→ Record extracts:
####

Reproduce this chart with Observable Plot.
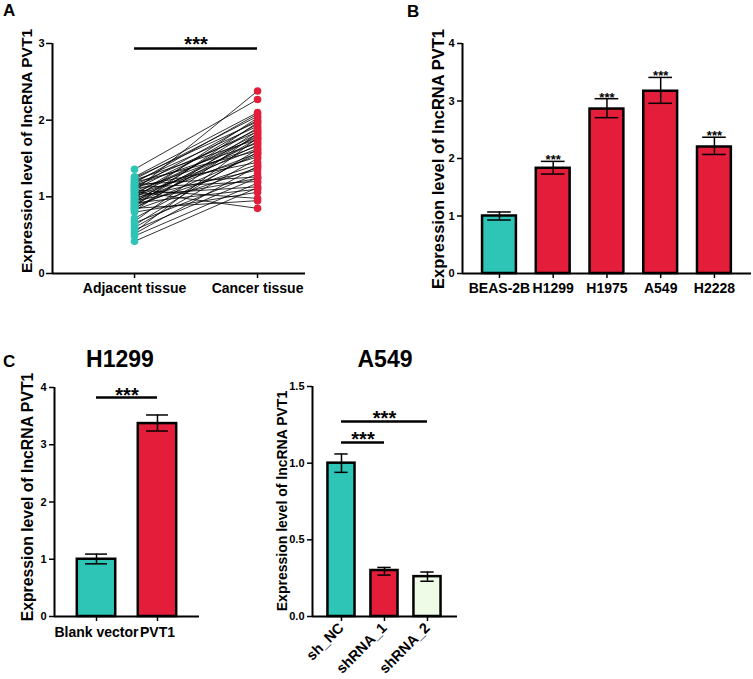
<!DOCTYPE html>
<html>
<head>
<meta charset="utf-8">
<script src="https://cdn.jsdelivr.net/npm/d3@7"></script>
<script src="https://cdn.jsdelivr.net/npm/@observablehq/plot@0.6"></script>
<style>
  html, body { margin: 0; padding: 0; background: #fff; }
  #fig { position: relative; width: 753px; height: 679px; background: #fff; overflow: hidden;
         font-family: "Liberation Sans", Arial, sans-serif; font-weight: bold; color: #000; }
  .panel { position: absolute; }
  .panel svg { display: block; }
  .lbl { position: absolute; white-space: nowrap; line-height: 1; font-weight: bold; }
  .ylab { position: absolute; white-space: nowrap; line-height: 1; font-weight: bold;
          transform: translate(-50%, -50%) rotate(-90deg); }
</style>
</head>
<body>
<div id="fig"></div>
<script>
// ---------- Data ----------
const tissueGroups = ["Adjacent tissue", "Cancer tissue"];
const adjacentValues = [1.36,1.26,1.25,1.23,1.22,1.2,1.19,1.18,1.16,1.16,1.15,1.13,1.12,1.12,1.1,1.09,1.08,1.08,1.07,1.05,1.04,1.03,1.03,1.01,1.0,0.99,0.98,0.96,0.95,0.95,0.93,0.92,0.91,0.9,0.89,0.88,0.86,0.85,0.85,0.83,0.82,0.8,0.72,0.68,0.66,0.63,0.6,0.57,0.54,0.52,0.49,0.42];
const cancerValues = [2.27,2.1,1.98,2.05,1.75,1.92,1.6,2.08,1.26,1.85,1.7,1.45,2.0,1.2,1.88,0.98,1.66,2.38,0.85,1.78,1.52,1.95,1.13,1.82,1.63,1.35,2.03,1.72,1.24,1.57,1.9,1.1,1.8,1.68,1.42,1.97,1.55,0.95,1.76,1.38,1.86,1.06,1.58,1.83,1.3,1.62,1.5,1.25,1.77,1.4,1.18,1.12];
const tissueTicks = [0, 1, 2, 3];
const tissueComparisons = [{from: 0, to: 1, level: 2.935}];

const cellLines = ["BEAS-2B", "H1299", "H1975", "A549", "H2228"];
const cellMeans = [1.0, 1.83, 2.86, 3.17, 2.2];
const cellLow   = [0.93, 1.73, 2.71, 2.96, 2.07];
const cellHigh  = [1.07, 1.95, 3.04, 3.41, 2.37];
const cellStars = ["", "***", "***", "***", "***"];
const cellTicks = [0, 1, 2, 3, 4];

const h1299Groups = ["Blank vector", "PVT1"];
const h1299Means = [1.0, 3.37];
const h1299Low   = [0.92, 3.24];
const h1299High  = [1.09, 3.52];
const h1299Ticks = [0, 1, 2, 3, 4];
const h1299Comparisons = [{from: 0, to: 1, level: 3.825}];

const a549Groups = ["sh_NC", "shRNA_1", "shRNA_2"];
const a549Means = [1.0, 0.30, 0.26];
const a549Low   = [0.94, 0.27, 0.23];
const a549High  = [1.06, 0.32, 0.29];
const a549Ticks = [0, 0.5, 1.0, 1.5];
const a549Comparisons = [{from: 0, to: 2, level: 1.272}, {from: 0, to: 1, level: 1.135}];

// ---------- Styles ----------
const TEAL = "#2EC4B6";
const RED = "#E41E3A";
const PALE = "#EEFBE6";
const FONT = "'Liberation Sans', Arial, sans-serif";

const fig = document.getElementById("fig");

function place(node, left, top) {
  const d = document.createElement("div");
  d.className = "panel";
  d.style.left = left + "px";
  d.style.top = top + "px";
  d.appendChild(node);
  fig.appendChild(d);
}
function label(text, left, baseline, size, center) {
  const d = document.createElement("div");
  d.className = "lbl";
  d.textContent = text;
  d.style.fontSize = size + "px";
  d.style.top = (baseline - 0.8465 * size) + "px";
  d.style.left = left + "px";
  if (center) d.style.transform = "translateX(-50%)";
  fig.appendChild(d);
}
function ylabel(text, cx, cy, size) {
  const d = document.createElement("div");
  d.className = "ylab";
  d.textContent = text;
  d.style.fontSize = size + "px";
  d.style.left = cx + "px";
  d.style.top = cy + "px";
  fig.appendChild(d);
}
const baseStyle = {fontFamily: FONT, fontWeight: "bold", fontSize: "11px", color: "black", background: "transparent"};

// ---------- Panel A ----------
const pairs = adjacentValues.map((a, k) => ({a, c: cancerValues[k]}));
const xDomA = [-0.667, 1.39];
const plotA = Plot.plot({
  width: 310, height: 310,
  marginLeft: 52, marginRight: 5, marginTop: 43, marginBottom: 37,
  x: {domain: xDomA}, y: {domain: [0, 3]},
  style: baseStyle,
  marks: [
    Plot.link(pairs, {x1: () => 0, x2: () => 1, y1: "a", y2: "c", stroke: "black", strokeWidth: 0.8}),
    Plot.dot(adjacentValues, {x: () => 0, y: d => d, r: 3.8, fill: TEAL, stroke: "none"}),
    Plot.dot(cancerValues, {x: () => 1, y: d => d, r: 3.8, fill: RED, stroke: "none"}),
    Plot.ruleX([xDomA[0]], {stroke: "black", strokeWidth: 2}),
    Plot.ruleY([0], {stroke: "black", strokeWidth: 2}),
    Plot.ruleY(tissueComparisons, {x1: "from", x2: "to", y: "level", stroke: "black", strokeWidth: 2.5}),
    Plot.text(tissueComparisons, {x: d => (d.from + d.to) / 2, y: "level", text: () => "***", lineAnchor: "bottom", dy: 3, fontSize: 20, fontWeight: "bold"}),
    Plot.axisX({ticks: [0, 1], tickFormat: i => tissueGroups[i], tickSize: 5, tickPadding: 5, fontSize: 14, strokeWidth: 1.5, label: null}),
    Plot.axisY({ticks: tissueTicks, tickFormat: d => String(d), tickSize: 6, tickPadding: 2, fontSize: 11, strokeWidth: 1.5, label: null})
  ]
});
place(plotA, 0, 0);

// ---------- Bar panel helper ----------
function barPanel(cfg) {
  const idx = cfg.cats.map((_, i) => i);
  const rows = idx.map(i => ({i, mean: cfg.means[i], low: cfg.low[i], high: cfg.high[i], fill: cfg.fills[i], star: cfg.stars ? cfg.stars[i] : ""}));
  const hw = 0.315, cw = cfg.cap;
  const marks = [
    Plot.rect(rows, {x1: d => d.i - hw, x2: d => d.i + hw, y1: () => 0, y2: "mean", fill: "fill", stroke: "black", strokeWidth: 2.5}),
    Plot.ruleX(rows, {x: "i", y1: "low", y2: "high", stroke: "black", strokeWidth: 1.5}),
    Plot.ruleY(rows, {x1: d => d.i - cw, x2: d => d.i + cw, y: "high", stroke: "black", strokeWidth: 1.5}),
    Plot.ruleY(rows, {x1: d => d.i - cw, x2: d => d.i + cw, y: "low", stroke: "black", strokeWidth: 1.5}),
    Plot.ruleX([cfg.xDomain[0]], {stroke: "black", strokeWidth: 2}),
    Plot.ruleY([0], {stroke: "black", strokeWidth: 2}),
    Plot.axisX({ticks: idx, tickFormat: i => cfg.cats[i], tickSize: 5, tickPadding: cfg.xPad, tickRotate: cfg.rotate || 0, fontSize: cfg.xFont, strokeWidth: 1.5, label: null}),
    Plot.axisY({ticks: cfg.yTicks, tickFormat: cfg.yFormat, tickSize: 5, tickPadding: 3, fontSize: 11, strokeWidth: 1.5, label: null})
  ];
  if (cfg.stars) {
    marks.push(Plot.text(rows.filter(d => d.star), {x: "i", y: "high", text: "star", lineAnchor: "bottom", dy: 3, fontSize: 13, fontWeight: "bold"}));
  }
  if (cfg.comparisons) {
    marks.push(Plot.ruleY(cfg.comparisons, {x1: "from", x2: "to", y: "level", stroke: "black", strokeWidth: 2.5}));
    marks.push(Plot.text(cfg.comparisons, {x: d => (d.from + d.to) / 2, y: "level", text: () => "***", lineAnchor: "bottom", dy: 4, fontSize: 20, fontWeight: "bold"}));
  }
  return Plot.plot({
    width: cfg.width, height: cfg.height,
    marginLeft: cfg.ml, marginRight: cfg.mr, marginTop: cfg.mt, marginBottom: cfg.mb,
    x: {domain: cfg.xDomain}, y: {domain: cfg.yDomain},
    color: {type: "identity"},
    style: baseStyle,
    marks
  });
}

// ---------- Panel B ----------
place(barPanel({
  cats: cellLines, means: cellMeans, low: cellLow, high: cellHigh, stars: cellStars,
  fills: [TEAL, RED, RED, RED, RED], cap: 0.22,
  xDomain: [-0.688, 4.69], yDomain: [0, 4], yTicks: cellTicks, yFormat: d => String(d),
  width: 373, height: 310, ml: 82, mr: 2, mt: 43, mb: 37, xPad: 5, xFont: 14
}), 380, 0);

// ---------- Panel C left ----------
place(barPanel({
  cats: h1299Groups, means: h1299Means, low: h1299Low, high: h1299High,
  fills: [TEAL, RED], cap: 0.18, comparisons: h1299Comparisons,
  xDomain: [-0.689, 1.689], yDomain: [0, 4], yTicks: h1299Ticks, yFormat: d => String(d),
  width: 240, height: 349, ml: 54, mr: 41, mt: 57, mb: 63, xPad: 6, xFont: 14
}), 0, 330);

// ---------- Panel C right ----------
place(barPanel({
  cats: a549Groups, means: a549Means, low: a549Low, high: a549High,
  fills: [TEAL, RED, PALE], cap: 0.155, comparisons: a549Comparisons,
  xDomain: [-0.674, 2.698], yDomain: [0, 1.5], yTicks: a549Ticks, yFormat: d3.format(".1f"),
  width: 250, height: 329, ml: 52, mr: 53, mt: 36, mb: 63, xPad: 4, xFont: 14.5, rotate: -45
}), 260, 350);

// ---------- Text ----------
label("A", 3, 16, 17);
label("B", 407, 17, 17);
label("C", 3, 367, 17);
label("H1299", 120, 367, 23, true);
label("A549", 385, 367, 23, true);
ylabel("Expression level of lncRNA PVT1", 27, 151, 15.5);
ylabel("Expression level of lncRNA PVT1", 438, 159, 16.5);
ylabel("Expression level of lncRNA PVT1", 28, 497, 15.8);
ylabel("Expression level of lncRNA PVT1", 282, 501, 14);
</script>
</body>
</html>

####

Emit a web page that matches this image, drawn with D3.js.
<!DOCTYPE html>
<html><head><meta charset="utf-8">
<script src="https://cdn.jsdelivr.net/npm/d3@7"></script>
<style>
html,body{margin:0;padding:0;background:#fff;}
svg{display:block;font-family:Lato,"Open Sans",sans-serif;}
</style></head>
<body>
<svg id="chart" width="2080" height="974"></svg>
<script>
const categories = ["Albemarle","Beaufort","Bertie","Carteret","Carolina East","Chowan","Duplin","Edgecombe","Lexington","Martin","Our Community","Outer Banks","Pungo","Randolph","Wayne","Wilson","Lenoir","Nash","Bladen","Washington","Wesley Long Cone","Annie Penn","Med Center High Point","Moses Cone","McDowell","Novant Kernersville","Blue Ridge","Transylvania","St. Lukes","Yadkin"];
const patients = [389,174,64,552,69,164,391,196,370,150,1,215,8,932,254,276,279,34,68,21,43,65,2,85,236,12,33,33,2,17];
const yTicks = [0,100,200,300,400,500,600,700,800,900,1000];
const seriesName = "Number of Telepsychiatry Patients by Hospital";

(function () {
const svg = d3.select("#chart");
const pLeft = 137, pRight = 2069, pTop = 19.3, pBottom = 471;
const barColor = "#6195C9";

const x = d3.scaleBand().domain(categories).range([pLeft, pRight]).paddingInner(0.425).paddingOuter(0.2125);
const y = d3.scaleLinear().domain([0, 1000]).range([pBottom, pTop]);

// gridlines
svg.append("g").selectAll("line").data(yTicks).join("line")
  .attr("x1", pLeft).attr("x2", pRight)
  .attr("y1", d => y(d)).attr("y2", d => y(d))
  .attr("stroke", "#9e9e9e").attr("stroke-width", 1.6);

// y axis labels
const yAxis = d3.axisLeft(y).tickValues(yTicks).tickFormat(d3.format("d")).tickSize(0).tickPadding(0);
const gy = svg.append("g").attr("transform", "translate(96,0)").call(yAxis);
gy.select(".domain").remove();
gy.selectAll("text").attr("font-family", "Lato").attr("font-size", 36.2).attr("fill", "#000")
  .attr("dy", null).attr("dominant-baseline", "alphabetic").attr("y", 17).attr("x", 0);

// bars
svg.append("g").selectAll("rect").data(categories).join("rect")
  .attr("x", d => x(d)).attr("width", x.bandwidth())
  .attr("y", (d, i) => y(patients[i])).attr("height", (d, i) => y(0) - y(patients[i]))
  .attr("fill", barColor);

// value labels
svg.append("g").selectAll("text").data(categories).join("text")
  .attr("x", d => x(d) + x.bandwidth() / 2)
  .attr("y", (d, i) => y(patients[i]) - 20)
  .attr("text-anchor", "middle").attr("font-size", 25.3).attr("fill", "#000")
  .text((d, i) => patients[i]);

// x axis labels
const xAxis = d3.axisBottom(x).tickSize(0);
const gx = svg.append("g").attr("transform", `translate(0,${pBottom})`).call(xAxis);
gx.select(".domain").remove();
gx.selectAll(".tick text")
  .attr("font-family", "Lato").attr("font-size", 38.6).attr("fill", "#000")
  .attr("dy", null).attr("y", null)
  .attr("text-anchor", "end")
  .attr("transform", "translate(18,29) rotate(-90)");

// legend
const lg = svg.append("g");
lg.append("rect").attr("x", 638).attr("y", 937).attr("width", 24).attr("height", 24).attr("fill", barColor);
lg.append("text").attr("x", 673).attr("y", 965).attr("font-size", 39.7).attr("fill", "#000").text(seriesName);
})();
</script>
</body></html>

####

→ Given instruction: Find how many lines of the material carry the string "with". Only the number should be in the answer.

→ Worked answer: 2